AAI Says Proposed Ind. Credit Scoring Restrictions Could Do More Harm Than Good

January 27, 2003

A measure placing additional restrictions on insurer use of credit scores that passed an Indiana House panel late last week could harm an already healthy property/casualty market, thereby harming consumers, according to the Alliance of American Insurers (AAI).

The bill, HB 1213, would prohibit an insurer from denying, canceling or non-renewing an insurance policy, or basing a rate of personal insurance, solely on the basis of credit information. It now goes before the full House.

“The Alliance realizes the need to balance concerns for consumer protection and the legitimate business needs of insurers; however, the additional restrictions incorporated into HB 1213 may do the market more harm than good,” wrote Bill Schroeder, vice president of the Alliance’s Midwest Region, in testimony submitted to the Indiana House Committee on Insurance, Corporations and Small Business Jan. 23.

“Indiana has a healthy, competitive insurance marketplace where many insurers desire to write business and where consumers benefit from this competition. Additional restrictions on an insurer’s ability to use an objective, actuarially proven underwriting and rating tool such as credit information could adversely affect this,” he explained. “Without the ability to use credit as a rating tool, insurers may be more hesitant to write new business, and some policyholders will be required to unfairly subsidize others.”

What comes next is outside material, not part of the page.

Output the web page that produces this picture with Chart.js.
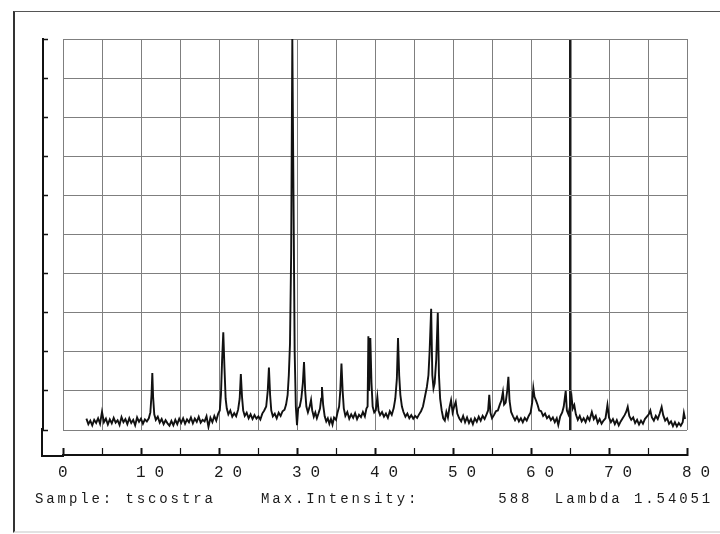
<!DOCTYPE html>
<html lang="it">
<head>
<meta charset="UTF-8" />
<title>Diffrattogramma tscostra</title>
<script src="https://cdn.jsdelivr.net/npm/chart.js"></script>
<style>
  body { margin: 0; background: #fff; }
  .pagina { position: relative; width: 720px; height: 534px; overflow: hidden; }
  .cornice {
    position: absolute; left: 13px; top: 11px; right: -4px; bottom: 1px;
    border-top: 1px solid #555; border-left: 2px solid #333; border-bottom: 2px solid #e2e2e2;
  }
  canvas { position: absolute; left: 0; top: 0; }
</style>
</head>
<body>
<div class="pagina">
  <div class="cornice"></div>
  <canvas id="grafico" width="720" height="534"></canvas>
</div>

<script>
var twoTheta = [
  3.00, 3.25, 3.50, 3.75, 4.00, 4.25, 4.50, 4.75, 5.00, 5.25,
  5.50, 5.75, 6.00, 6.25, 6.50, 6.75, 7.00, 7.25, 7.50, 7.75,
  8.00, 8.25, 8.50, 8.75, 9.00, 9.25, 9.50, 9.75, 10.00, 10.25,
  10.50, 10.75, 11.00, 11.20, 11.35, 11.45, 11.55, 11.70, 11.90, 12.15,
  12.40, 12.65, 12.90, 13.15, 13.40, 13.65, 13.90, 14.15, 14.40, 14.65,
  14.90, 15.15, 15.40, 15.65, 15.90, 16.15, 16.40, 16.65, 16.90, 17.15,
  17.40, 17.65, 17.90, 18.15, 18.40, 18.65, 18.90, 19.15, 19.40, 19.65,
  19.90, 20.10, 20.25, 20.40, 20.55, 20.70, 20.85, 21.00, 21.20, 21.45,
  21.70, 21.95, 22.20, 22.45, 22.65, 22.80, 22.95, 23.10, 23.30, 23.55,
  23.80, 24.05, 24.30, 24.55, 24.80, 25.05, 25.30, 25.55, 25.80, 26.05,
  26.25, 26.40, 26.55, 26.70, 26.90, 27.15, 27.40, 27.65, 27.90, 28.15,
  28.40, 28.60, 28.80, 28.95, 29.10, 29.25, 29.40, 29.55, 29.70, 29.85,
  30.00, 30.15, 30.35, 30.55, 30.75, 30.90, 31.05, 31.20, 31.40, 31.60,
  31.80, 31.95, 32.15, 32.35, 32.55, 32.75, 32.95, 33.10, 33.20, 33.35,
  33.55, 33.75, 33.95, 34.15, 34.35, 34.55, 34.75, 35.00, 35.20, 35.40,
  35.55, 35.70, 35.85, 36.00, 36.20, 36.45, 36.70, 36.95, 37.20, 37.45,
  37.70, 37.95, 38.20, 38.45, 38.70, 38.90, 39.05, 39.15, 39.25, 39.40,
  39.55, 39.70, 39.90, 40.10, 40.30, 40.45, 40.65, 40.90, 41.15, 41.40,
  41.65, 41.90, 42.15, 42.40, 42.60, 42.80, 42.95, 43.10, 43.25, 43.45,
  43.65, 43.90, 44.15, 44.40, 44.65, 44.90, 45.15, 45.40, 45.65, 45.90,
  46.15, 46.40, 46.65, 46.85, 47.00, 47.20, 47.35, 47.50, 47.65, 47.85,
  48.05, 48.20, 48.35, 48.55, 48.75, 48.95, 49.15, 49.35, 49.55, 49.75,
  49.95, 50.15, 50.35, 50.55, 50.80, 51.05, 51.30, 51.55, 51.80, 52.05,
  52.30, 52.55, 52.80, 53.05, 53.30, 53.55, 53.80, 54.05, 54.30, 54.50,
  54.65, 54.80, 55.00, 55.25, 55.50, 55.75, 56.00, 56.20, 56.40, 56.55,
  56.75, 56.95, 57.10, 57.25, 57.45, 57.70, 57.95, 58.20, 58.45, 58.70,
  58.95, 59.20, 59.45, 59.70, 59.95, 60.15, 60.30, 60.45, 60.65, 60.85,
  61.05, 61.30, 61.55, 61.80, 62.05, 62.30, 62.55, 62.80, 63.05, 63.30,
  63.50, 63.75, 64.00, 64.20, 64.45, 64.60, 64.80, 65.00, 65.20, 65.35,
  65.55, 65.75, 66.00, 66.25, 66.50, 66.75, 67.00, 67.25, 67.50, 67.80,
  68.05, 68.30, 68.55, 68.80, 69.05, 69.30, 69.55, 69.80, 70.00, 70.25,
  70.50, 70.75, 71.00, 71.25, 71.50, 71.75, 72.00, 72.20, 72.40, 72.60,
  72.85, 73.10, 73.35, 73.60, 73.85, 74.10, 74.35, 74.60, 74.85, 75.10,
  75.30, 75.50, 75.75, 76.00, 76.25, 76.50, 76.75, 76.95, 77.20, 77.45,
  77.70, 77.95, 78.20, 78.45, 78.70, 78.95, 79.20, 79.45, 79.60, 79.75
];

var intensita = [
  2.9, 1.5, 2.4, 1.2, 2.6, 1.8, 3.0, 1.6, 4.6, 2.0,
  2.9, 1.4, 2.7, 1.7, 3.1, 1.9, 2.5, 1.3, 3.3, 2.0,
  2.8, 1.5, 3.0, 1.8, 2.6, 1.2, 3.2, 2.1, 2.9, 1.6,
  2.7, 2.2, 3.0, 4.5, 9.0, 14.6, 8.5, 4.0, 2.6, 3.4,
  1.9, 2.8, 1.5, 2.5, 1.7, 1.1, 2.3, 1.2, 2.6, 1.5,
  2.9, 1.8, 3.0, 1.6, 2.7, 2.0, 3.2, 1.7, 2.9, 2.1,
  3.4, 1.9, 2.6, 2.2, 3.5, 0.8, 3.1, 2.0, 3.6, 2.4,
  4.2, 5.0, 9.0, 18.0, 25.0, 16.0, 8.0, 5.5, 4.0, 5.0,
  3.4, 4.3, 3.5, 5.2, 8.0, 14.3, 8.5, 5.0, 3.6, 4.4,
  3.0, 4.0, 2.8, 3.8, 2.9, 3.5, 2.7, 4.2, 5.0, 6.0,
  10.0, 16.0, 9.0, 5.0, 3.5, 4.2, 3.0, 4.4, 3.6, 4.8,
  5.2, 6.5, 9.0, 14.0, 22.0, 45.0, 100, 60.0, 20.0, 6.0,
  1.2, 5.5, 6.0, 8.0, 12.0, 17.4, 10.0, 6.0, 4.5, 5.8,
  7.7, 5.0, 3.4, 4.5, 3.0, 4.2, 5.5, 8.0, 11.0, 6.5,
  3.5, 2.2, 3.0, 1.6, 2.8, 1.4, 3.2, 2.6, 4.5, 6.0,
  10.0, 17.0, 10.0, 5.5, 3.6, 4.6, 2.9, 4.0, 3.1, 4.3,
  2.8, 3.9, 3.3, 4.6, 3.5, 5.5, 6.0, 24.0, 10.0, 23.5,
  12.0, 6.0, 4.5, 5.0, 8.4, 5.0, 3.8, 4.6, 3.4, 4.2,
  3.1, 4.8, 3.9, 5.6, 8.0, 13.0, 23.5, 14.0, 9.0, 6.0,
  4.6, 3.4, 4.2, 3.0, 3.8, 2.9, 3.6, 3.1, 4.0, 4.8,
  6.0, 8.5, 11.0, 14.0, 20.0, 31.0, 14.0, 10.7, 12.0, 18.0,
  30.0, 14.0, 8.0, 5.0, 3.0, 2.4, 4.6, 3.2, 5.8, 7.6,
  4.5, 6.0, 7.2, 4.2, 3.0, 2.2, 3.6, 2.0, 3.2, 1.8,
  2.8, 1.5, 3.0, 2.1, 3.4, 2.4, 3.6, 2.8, 4.0, 5.0,
  9.0, 4.4, 3.0, 3.8, 4.8, 5.0, 6.5, 7.5, 9.7, 6.5,
  7.0, 10.0, 13.6, 7.5, 4.6, 3.5, 2.5, 3.4, 2.2, 3.0,
  2.0, 3.1, 2.4, 3.6, 4.5, 7.0, 10.7, 8.5, 7.5, 6.4,
  5.0, 4.8, 3.6, 4.2, 3.0, 3.6, 2.5, 3.2, 2.0, 3.0,
  1.3, 3.5, 4.5, 6.0, 10.0, 5.0, 4.0, 6.0, 8.5, 5.5,
  6.4, 4.0, 2.6, 3.6, 2.2, 3.0, 2.0, 3.4, 2.5, 4.6,
  2.8, 3.6, 1.8, 2.8, 1.6, 2.4, 3.0, 6.4, 3.2, 2.0,
  2.8, 1.5, 2.5, 1.2, 2.2, 3.0, 3.8, 4.6, 5.9, 3.6,
  2.6, 3.2, 1.8, 2.6, 1.4, 2.4, 1.6, 2.8, 3.4, 4.0,
  5.0, 3.2, 2.4, 3.6, 2.8, 4.2, 5.9, 3.8, 2.4, 3.0,
  1.6, 2.2, 1.0, 2.0, 0.9, 1.8, 1.1, 2.0, 4.3, 2.8
];

var etichetteX = [0, 10, 20, 30, 40, 50, 60, 70, 80];
var didascalia = "Sample: tscostra    Max.Intensity:       588  Lambda 1.54051";

var punti = twoTheta.map(function (t, i) {
  return { x: t, y: intensita[i] };
});

// spaziatura larga dei caratteri come nello stampato originale
var spaziatura = {
  id: "spaziatura",
  beforeDraw: function (chart) {
    chart.ctx.letterSpacing = "9px";
  }
};

// angolo degli assi a L e riga di testo in fondo
var cornice = {
  id: "cornice",
  afterDraw: function (chart) {
    var ctx = chart.ctx;
    var y2 = chart.scales.y2;
    var x2 = chart.scales.x2;
    ctx.save();
    ctx.strokeStyle = "#111";
    ctx.lineWidth = 2;
    ctx.beginPath();
    ctx.moveTo(y2.right - 1, y2.bottom - 2);
    ctx.lineTo(y2.right - 1, x2.top + 1);
    ctx.lineTo(x2.left + 1, x2.top + 1);
    ctx.stroke();

    ctx.letterSpacing = "2.9px";
    ctx.font = "14px 'Liberation Mono'";
    ctx.fillStyle = "#1a1a1a";
    ctx.textAlign = "left";
    ctx.textBaseline = "middle";
    ctx.fillText(didascalia, 35, x2.top + 44);
    ctx.restore();
  }
};

function coloreGriglia(c) {
  return c.tick && c.tick.value === 65 ? "#1a1a1a" : "#7f7f7f";
}
function spessoreGriglia(c) {
  return c.tick && c.tick.value === 65 ? 2.5 : 1;
}

new Chart(document.getElementById("grafico"), {
  type: "line",
  data: {
    datasets: [
      {
        data: punti,
        borderColor: "#111",
        borderWidth: 1.9,
        pointRadius: 0,
        tension: 0,
        fill: false
      }
    ]
  },
  plugins: [spaziatura, cornice],
  options: {
    responsive: false,
    animation: false,
    devicePixelRatio: 1,
    layout: { padding: { top: 39, right: 33, left: 0, bottom: 0 } },
    plugins: {
      legend: { display: false },
      tooltip: { enabled: false }
    },
    scales: {
      x: {
        type: "linear",
        position: "bottom",
        min: 0,
        max: 80,
        ticks: { stepSize: 5, display: false },
        grid: { color: coloreGriglia, lineWidth: spessoreGriglia, drawTicks: false },
        border: { display: false },
        afterFit: function (s) { s.height = 25; }
      },
      x2: {
        type: "linear",
        axis: "x",
        position: "bottom",
        weight: 1,
        min: 0,
        max: 80,
        ticks: {
          stepSize: 5,
          autoSkip: false,
          maxRotation: 0,
          align: "start",
          labelOffset: -5,
          padding: 15,
          color: "#1a1a1a",
          font: { family: "'Liberation Mono'", size: 16 },
          callback: function (v) {
            return etichetteX.indexOf(v) >= 0 ? String(v) : "";
          }
        },
        grid: {
          drawOnChartArea: false,
          tickLength: -7,
          tickColor: "#111",
          tickWidth: function (c) {
            return c.tick && etichetteX.indexOf(c.tick.value) >= 0 ? 2 : 1.2;
          }
        },
        border: { display: true, color: "#111", width: 2 },
        afterFit: function (s) {
          s.height = 79;
          s.paddingLeft = 0;
          s.paddingRight = 0;
        }
      },
      y: {
        type: "linear",
        position: "left",
        min: 0,
        max: 100,
        ticks: { stepSize: 10, display: false },
        grid: { color: "#7f7f7f", lineWidth: 1, drawTicks: false },
        border: { display: false },
        afterFit: function (s) { s.width = 20; }
      },
      y2: {
        type: "linear",
        axis: "y",
        position: "left",
        weight: 1,
        min: 0,
        max: 100,
        ticks: { stepSize: 10, display: false },
        grid: { drawOnChartArea: false, tickLength: -5, tickColor: "#111", tickWidth: 1.5 },
        border: { display: true, color: "#111", width: 2 },
        afterFit: function (s) { s.width = 43; }
      }
    }
  }
});
</script>
</body>
</html>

Schroeder added that insurer use of credit information “already is well regulated.” The federal Fair Credit Reporting Act, enacted in 1970, gives insurers the right to consider credit information and ensures that applicants and policyholders receive notification and access to information when such information is considered. “In addition, the federal Equal Credit Opportunity Act provides that once income level, address, ethnicity, religion, gender, familial status, nationality, age and marital status is NOT considered within a credit score calculation, he said.”

On the state level, current Indiana law specifically prohibits insurers from charging higher rates based on a bankruptcy filing. In addition, the insurance commissioner is able to monitor insurers practices through market conduct surveys and the filing approval process.

“The Alliance believes that insurers should be able to consider credit information in their underwriting and rating decisions,” Schroeder said. “Credit history and credit-based insurance scores are fair and accurate tools that allow insurers to rate risks with greater certainty, to the ultimate benefit of consumers who are charged rates that more accurately reflect their risk of loss.”